Monday, October 10, 2011

Food: Can we live without it? -what food means to your culture-




Food is anything eaten to satisfy appetite and to meet physiological needs for growth, to maintain all body processes, and to supply energy to maintain body temperature and activity (Microsoft ® Encarta ® 2009). It plays important roles in the livelihood of every living thing most especially human beings. But of the nearly 7 billion people on Earth, an estimated 850 million are undernourished or chronically hungry. With global food production hurting and prices rising, this number is swiftly climbing.

In recent years, countries plunged by natural disaster, wars and famine have continuously suffered severe hunger as a result of food scarcity.

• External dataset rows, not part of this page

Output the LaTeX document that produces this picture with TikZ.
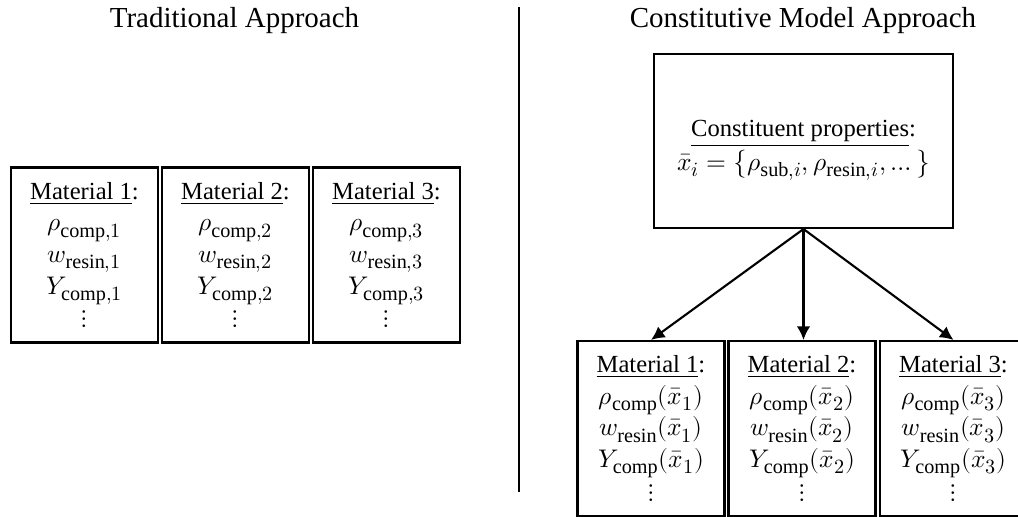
\documentclass[tikz,border=0pt]{standalone}
\usepackage{fontspec}
\usepackage{unicode-math}
\setmainfont{Liberation Serif}
\setmathfont{Latin Modern Math}
\DeclareMathSizes{14}{14.5}{11.5}{9}
\usetikzlibrary{positioning,arrows.meta}

\begin{document}
\begin{tikzpicture}[>={Latex[length=2.7mm,width=2.7mm]},x=0.02cm,y=-0.02cm,line width=1.2pt,
  font=\fontsize{14}{18}\selectfont,
  mat/.style={draw,inner sep=0pt,minimum width=2.94cm,minimum height=3.5cm,align=center},
  ttl/.style={font=\fontsize{16.5}{20}\selectfont}]
  \useasboundingbox (0,0) rectangle (1018,517);
  \node[ttl] (tradttl) at (234.5,21) {Traditional Approach};
  \node[ttl] (consttl) at (803,21) {Constitutive Model Approach};
  % traditional approach
  \node[mat] (t1) at (84.5,255) {\underline{Material 1}:\\ $\rho_{\mathrm{comp},1}$\\ $w_{\mathrm{resin},1}$\\ $Y_{\mathrm{comp},1}$\\ $\vdots$};
  \node[mat] (t2) at (235.5,255) {\underline{Material 2}:\\ $\rho_{\mathrm{comp},2}$\\ $w_{\mathrm{resin},2}$\\ $Y_{\mathrm{comp},2}$\\ $\vdots$};
  \node[mat] (t3) at (386.5,255) {\underline{Material 3}:\\ $\rho_{\mathrm{comp},3}$\\ $w_{\mathrm{resin},3}$\\ $Y_{\mathrm{comp},3}$\\ $\vdots$};
  % divider
  \coordinate (dtop) at (519,7);
  \coordinate (dbot) at (519,492);
  \draw (dtop) -- (dbot);
  % constitutive model approach
  \node[mat,minimum width=5.98cm,minimum height=3.48cm] (cp) at (803.5,141)
    {\rule{0pt}{20pt}\underline{Constituent properties}:\\[0pt] $\bar{x}_i=\big\{\rho_{\mathrm{sub},i},\rho_{\mathrm{resin},i},\dots\big\}$};
  \node[mat] (c1) at (651,428.5) {\underline{Material 1}:\\ $\rho_{\mathrm{comp}}(\bar{x}_1)$\\ $w_{\mathrm{resin}}(\bar{x}_1)$\\ $Y_{\mathrm{comp}}(\bar{x}_1)$\\ $\vdots$};
  \node[mat] (c2) at (802,428.5) {\underline{Material 2}:\\ $\rho_{\mathrm{comp}}(\bar{x}_2)$\\ $w_{\mathrm{resin}}(\bar{x}_2)$\\ $Y_{\mathrm{comp}}(\bar{x}_2)$\\ $\vdots$};
  \node[mat] (c3) at (953.5,428.5) {\underline{Material 3}:\\ $\rho_{\mathrm{comp}}(\bar{x}_3)$\\ $w_{\mathrm{resin}}(\bar{x}_3)$\\ $Y_{\mathrm{comp}}(\bar{x}_3)$\\ $\vdots$};
  \draw[->] (cp.south) -- (c1.north);
  \draw[->] (cp.south) -- (cp.south |- c2.north);
  \draw[->] (cp.south) -- (c3.north);
\end{tikzpicture}
\end{document}
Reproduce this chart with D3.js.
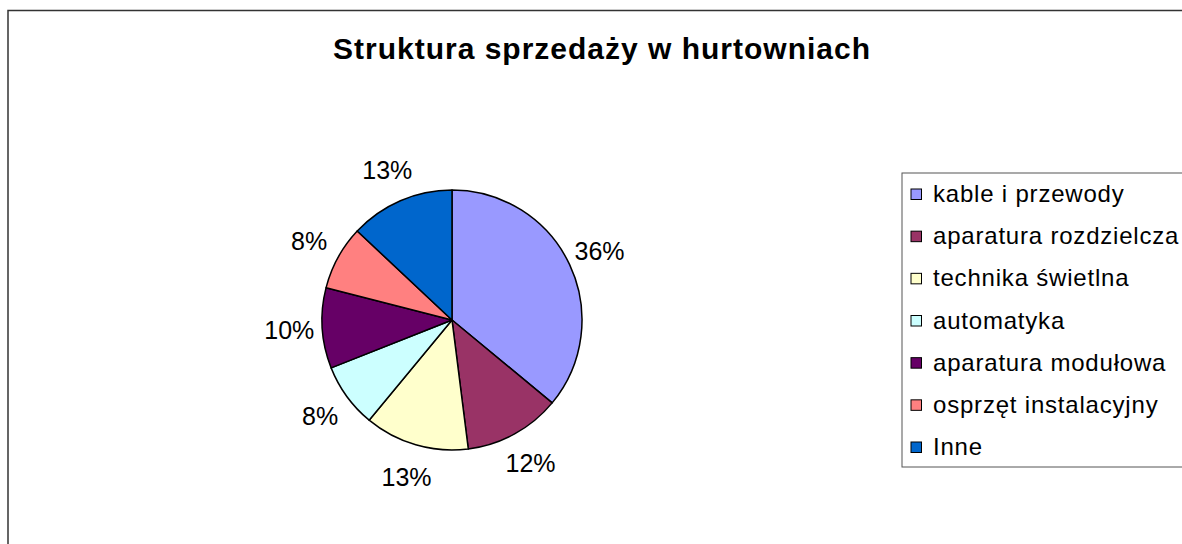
<!DOCTYPE html>
<html>
<head>
<meta charset="utf-8">
<title>Struktura sprzedaży w hurtowniach</title>
<script src="https://cdn.jsdelivr.net/npm/d3@7"></script>
<style>
  body { margin: 0; background: #fff; }
  svg { display: block; font-family: "Liberation Sans", Arial, sans-serif; }
</style>
</head>
<body>
<div id="chart"></div>
<script>
// Chart data
const categories = ["kable i przewody", "aparatura rozdzielcza", "technika świetlna", "automatyka",
                    "aparatura modułowa", "osprzęt instalacyjny", "Inne"]
const shares = [36, 12, 13, 8, 10, 8, 13]
const colors = ["#9999FF", "#993366", "#FFFFCC", "#CCFFFF", "#660066", "#FF8080", "#0066CC"]
const title = "Struktura sprzedaży w hurtowniach"

// Size
let w = 1182
let h = 544
let cx = 452
let cy = 320
let radius = 130

let svg = d3.select("#chart")
    .append("svg")
    .attr("width", w)
    .attr("height", h)

// Outer chart frame (right and bottom edges fall outside the picture)
svg.append("rect")
    .attr("x", 8)
    .attr("y", 10.5)
    .attr("width", w + 20)
    .attr("height", h + 20)
    .attr("fill", "#fff")
    .attr("stroke", "#333")
    .attr("stroke-width", 1.5)

// Title
svg.append("text")
    .attr("x", 602)
    .attr("y", 59)
    .attr("text-anchor", "middle")
    .attr("font-size", "30px")
    .attr("font-weight", "bold")
    .attr("letter-spacing", "1px")
    .text(title)

// Pie, starting at 12 o'clock and going clockwise
let pie = d3.pie().sort(null).value(d => d)
let arcs = pie(shares)

let arc = d3.arc().innerRadius(0).outerRadius(radius)
let labelArc = d3.arc().innerRadius(163).outerRadius(163)

let g = svg.append("g").attr("transform", "translate(" + cx + "," + cy + ")")

g.selectAll("path")
    .data(arcs)
    .enter()
    .append("path")
    .attr("d", arc)
    .attr("fill", (d, i) => colors[i])
    .attr("stroke", "#000")
    .attr("stroke-width", 1.5)
    .attr("stroke-linejoin", "round")

let total = d3.sum(shares)
g.selectAll("text")
    .data(arcs)
    .enter()
    .append("text")
    .attr("transform", d => "translate(" + labelArc.centroid(d) + ")")
    .attr("text-anchor", "middle")
    .attr("dy", "0.36em")
    .attr("font-size", "25px")
    .text(d => Math.round(d.value / total * 100) + "%")

// Legend
let legend = svg.append("g")

legend.append("rect")
    .attr("x", 902)
    .attr("y", 173)
    .attr("width", 320)
    .attr("height", 294)
    .attr("fill", "#fff")
    .attr("stroke", "#555")
    .attr("stroke-width", 1)

let rowY = d3.scalePoint()
    .domain(categories)
    .range([194, 447])

let items = legend.selectAll("g.item")
    .data(categories)
    .enter()
    .append("g")
    .attr("class", "item")
    .attr("transform", d => "translate(0," + rowY(d) + ")")

items.append("rect")
    .attr("x", 911)
    .attr("y", -5)
    .attr("width", 10.5)
    .attr("height", 10.5)
    .attr("fill", (d, i) => colors[i])
    .attr("stroke", "#000")
    .attr("stroke-width", 1)

items.append("text")
    .attr("x", 933)
    .attr("y", 8)
    .attr("font-size", "24px")
    .attr("letter-spacing", "0.8px")
    .text(d => d)
</script>
</body>
</html>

In developing regions, there is currently a contention between switching to match up with modernization. As a way of creating development, government takes over massive hectares of land for housing  or other projects but  at the detriment of farmland and biodiversity reserves.

Climate change is another major cause of food scarcity. In many African regions, farmers now have low yields as farmlands become dryer due shortage of rain. In swampy areas, there is rise in sea level causing heavy overflow of to farmlands and crop destruction.

In south-south Nigeria, a key challenge faced by farmers has to do with the issue of oil spillage in the  Niger-Delta region of the country.

In July, 2011, a famine was officially declared in the Horn of Africa, the first in 30 years. A reported 12,400,000 people don’t have enough food. Between May and July in that region, 29,000 children younger than 5 died of starvation.

Recommendations 


The Millennium Development Goals (MDGs) provides a long-term and sustainable measure to curbing incessant food scarcity across the globe.

Goal 1 (Eradication of Extreme poverty) focuses on two things: whether people have enough money to meet their basic needs, and whether they have enough food to meet their daily energy requirements. It aims to lift people out of poverty by providing them with the basic things they need to live a decent life: nutritious food to keep them healthy, clothes, clean water, a home, health care, and affordable schooling.

We can help reach this goal by: promoting human rights, increasing the agricultural productivity of small farmers, reforming land rights so that people own their own land, diversifying the economy, encouraging more small and medium size businesses, and increasing construction of roads, ports, power grids and communications to reduce the cost of doing business.

Besides, goal one, working to achieve other goals of the MDGs is pertinent as they are inter-linked. That is, in order to achieve one goal, another has to also be achieved. Therefore, there is urgent need for political will to be able to achieve this feat.

The question is: ‘what if farmlands are gone and preserves finishes, will anyone be saved?’